Singer-songwriter Lou Reed -- who took as his subjects things common in street life and edgy literature such as drugs, sado-masochism, the dark side and low places -- found a complementary player in John Cale, the classically trained Welsh viola player who came to America on a Leonard Bernstein Scholarship and had studied at Tanglewood with the composer Iannis Xenakis before moving to New York.
Reed’s monotone narratives (often offset by songs of great delicacy it must be conceded) were married to Cale’s drone, the metronomic drumming of Maureen Tucker and the guitar stutters of Sterling Morrison.

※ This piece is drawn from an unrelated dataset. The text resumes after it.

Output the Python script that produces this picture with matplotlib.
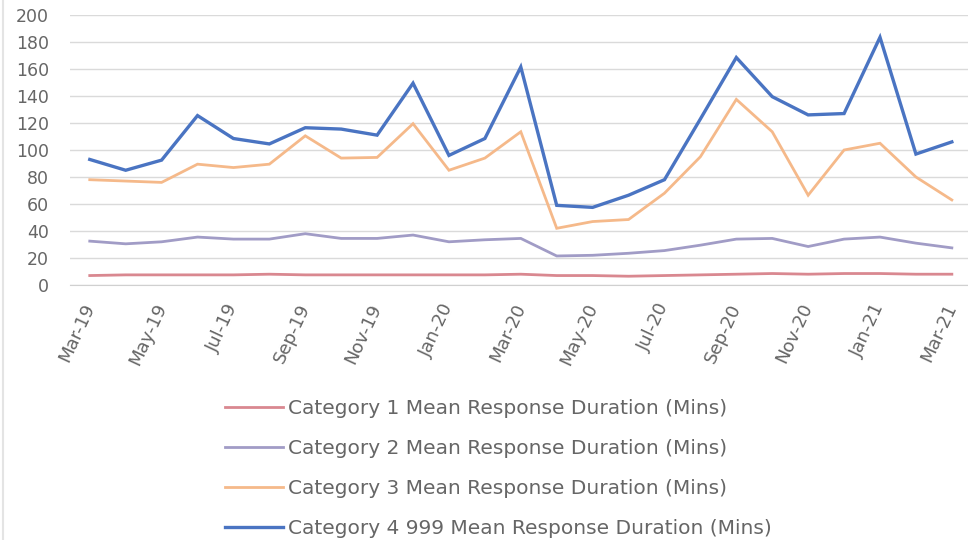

This was hardly Help! or Yellow Submarine.
Yet curiously, for all that the VU -- dressed in black, eyes hidden by impenetrable shades -- despised the colourful, acid-soaked hippie culture coming out of San Francisco, many of the posters for their concerts which fill the later pages here illustrate just how constrained they were by the iconography of that period.
Their handbills, posters and newspaper advertisements were often squarely within that psychedelic graphic style more familiar from Grateful Dead and Moby Grape artwork.
They also played the same venues as bands such as Big Brother and the Holding Company, The Peanut Butter Conspiracy and Iron Butterfly, and were on bills with the Jefferson Airplane, Captain Beefheart, the Blacksnake Blues Band and other unlikely cohorts.
In May 69 they followed the Who, Joe Cocker and Led Zeppelin with dates at the Boston Tea Party.
Scanning these posters and the more than 300 concert, backstage and intimate photographs allows us at this distance to re-contextualise this band, which progressively became more influential than they were at the time.
Their debut album The Velvet Underground with Nico -- in a provocatively phallic, pink banana cover designed by Warhol -- may have only sold a few thousand copies at the time (it peaked at 171 on the US charts) but the band was far from alone in spreading a little darkness among the bright days of hippiedom.
Groups such as Love and The Thirteenth Floor Elevators, as well a hundreds of garage bands, weren’t exactly sympathetic to the injunction of Scott McKenzie’s flower-power hit which said “if you come to San Francisco, be sure to wear some flowers in your hair”.
Yet of them all the VU were the most influential: the standard line, often and possibly mistakenly attributed to Eno, was that while only about 5000 people bought the debut album, everyone who did went out and formed a band.
Quotes from critics in their early years however adopted a familiar tone: “a three-ring psychosis that assaults the senses”, “not since the Titanic ran into that iceberg has there been such a collision as when Andy Warhol’s Exploding Plastic Inevitable [aka the VU] burst upon the audience at The Trip”, “a sound that can only be compared to a railway shunting yard” . . .
Certainly they had their supporters and cheerleaders (notably critic Lester Bangs), but the VU stood some distance from what was happening around them and wilfully went their own way.
The text here by rock’n’roll writer and critic DeRogatis sketches in the biographical outlines through to the inevitable disillusion (and a version of the VU which had no original members limping on to an album) and there are brief album-by-album analyses. One is by former Auckland writer Garth Cartwright who has the unenviable task of making the case for the post-Cale album Loaded in 70.
There is also an 75 interview with Morrison, who died in 95.
None of these, nor the potted histories of the subsequent careers of Reed, Cale and Tucker -- as well as their brief and volatile re-formation in 93 -- adds much to what is already available in many other places.
But, as the title says, this is an illustrated history -- and the photos and posters tell their own story.
Here are photographs of them looking impossibly young yet knowingly wary (Reed flashing a peace sign, which seems somewhat out of character); of the book covers which gave them their band name and title for Venus in Furs; of their early shows (“Andy Warhol presents Halloween Mod Happening” [sic]); album covers in various international versions; concert tickets, rare photos of them laughing or actually smiling for the camera . . .
And then those hippie-style posters which must have seduced in tripping headband-wearers and girls with day-glo face-paint . . . only for them to be confronted with the drone and monochrome sound of Venus in Furs and Run Run Run, the terrifying if thrillingly evocative rush of Heroin, the dark drama of White Light/White Heat . . .
“Taste the whip, now bleed for me” was a long way from “picture yourself in a boat on a river with tangerine trees and marshmallow skies“.
Same year, a slightly different headspace.